| Exercise aim |
In the entries below, count every line with the string "this". State the count and nothing else.

| Dataset |

--- Begin ---

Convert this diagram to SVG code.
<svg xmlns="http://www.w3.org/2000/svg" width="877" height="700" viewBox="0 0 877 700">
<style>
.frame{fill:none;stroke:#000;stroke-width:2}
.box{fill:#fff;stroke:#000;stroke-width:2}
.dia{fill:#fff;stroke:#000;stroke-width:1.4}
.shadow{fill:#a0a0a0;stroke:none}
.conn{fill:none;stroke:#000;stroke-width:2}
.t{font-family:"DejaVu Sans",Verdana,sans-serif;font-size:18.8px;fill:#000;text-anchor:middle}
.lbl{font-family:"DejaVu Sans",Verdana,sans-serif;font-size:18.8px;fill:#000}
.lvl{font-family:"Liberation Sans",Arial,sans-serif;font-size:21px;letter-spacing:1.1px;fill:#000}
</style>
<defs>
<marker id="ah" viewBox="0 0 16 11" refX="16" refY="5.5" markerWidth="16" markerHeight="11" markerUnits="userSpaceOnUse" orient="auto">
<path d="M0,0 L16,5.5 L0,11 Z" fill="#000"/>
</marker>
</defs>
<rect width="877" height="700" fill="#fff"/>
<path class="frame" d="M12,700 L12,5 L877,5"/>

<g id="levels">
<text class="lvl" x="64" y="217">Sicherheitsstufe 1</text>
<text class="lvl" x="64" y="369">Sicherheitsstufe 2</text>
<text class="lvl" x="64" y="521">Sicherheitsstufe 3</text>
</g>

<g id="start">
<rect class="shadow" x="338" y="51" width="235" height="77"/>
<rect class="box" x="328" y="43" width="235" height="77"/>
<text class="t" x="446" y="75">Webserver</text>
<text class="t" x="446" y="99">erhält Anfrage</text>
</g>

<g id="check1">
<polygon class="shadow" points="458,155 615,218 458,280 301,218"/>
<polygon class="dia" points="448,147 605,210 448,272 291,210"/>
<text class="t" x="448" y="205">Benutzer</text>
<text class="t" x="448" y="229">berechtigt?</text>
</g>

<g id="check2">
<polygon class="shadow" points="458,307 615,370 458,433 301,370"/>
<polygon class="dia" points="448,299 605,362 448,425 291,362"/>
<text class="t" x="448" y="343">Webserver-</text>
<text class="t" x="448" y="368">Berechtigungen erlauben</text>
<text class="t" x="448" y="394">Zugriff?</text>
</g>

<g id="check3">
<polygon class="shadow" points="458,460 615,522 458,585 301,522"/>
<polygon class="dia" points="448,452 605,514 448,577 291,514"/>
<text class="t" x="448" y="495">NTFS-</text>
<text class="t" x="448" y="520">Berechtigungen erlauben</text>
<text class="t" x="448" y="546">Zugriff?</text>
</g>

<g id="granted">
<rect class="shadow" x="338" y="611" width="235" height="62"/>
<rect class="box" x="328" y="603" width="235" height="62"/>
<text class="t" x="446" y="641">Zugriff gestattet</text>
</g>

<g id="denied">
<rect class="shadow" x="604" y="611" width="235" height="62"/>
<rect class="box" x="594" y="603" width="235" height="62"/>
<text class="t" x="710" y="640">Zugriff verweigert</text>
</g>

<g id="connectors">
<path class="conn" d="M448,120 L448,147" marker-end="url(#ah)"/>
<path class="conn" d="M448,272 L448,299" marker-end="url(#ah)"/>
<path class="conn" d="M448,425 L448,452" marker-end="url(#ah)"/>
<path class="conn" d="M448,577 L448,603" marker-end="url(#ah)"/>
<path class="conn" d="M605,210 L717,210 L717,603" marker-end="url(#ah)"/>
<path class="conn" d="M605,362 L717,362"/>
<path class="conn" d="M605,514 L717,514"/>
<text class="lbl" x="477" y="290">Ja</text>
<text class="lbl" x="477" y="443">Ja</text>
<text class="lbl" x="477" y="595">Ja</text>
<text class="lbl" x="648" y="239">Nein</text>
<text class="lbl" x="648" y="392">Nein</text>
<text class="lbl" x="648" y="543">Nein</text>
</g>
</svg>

--- End ---
--- Begin ---

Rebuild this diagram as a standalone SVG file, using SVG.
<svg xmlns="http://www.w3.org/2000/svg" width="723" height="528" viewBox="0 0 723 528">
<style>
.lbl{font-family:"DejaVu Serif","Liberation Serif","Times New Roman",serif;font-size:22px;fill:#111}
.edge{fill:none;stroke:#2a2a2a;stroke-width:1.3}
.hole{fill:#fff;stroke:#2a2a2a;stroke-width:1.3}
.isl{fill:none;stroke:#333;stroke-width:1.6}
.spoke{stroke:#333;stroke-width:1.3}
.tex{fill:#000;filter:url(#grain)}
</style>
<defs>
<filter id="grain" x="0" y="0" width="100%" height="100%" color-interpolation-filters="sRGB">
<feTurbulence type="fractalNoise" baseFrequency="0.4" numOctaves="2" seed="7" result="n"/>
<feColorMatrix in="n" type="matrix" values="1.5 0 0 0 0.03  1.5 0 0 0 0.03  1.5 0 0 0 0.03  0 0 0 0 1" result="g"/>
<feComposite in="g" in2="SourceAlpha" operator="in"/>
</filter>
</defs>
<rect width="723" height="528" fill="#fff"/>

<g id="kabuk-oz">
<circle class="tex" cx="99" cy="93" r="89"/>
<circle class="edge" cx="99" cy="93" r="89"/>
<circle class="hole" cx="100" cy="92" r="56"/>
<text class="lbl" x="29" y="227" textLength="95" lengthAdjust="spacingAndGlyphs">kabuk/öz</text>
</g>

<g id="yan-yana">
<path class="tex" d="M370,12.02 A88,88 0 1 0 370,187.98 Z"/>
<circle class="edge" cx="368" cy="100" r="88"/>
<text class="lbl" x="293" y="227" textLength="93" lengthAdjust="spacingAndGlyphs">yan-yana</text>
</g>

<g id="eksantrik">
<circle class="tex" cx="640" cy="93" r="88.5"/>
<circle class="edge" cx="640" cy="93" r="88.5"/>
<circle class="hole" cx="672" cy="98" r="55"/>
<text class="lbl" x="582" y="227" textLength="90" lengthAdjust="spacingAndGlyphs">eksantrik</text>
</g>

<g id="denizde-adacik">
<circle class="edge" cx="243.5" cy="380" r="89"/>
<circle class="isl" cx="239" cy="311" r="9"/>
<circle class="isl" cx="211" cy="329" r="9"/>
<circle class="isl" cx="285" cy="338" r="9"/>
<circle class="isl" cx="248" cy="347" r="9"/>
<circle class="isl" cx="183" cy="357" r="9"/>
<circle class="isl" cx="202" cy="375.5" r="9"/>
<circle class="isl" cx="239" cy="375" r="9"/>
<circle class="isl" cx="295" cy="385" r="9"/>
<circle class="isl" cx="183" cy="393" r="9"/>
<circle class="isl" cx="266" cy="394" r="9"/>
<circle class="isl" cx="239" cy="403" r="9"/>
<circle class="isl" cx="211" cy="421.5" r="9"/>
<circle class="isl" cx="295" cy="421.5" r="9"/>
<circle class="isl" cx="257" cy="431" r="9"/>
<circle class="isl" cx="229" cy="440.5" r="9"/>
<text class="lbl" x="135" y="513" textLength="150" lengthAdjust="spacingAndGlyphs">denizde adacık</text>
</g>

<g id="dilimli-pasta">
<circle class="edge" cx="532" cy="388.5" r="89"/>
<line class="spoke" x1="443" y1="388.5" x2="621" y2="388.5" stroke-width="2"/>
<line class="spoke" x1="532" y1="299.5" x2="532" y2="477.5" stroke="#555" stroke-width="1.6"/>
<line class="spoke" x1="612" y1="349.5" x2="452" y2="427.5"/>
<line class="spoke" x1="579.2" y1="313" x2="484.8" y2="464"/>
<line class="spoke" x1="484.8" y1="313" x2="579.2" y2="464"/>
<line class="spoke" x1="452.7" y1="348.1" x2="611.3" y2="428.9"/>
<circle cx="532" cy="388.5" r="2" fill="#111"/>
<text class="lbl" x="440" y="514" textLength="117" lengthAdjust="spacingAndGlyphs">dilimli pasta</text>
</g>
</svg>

--- End ---

| Correct response |
2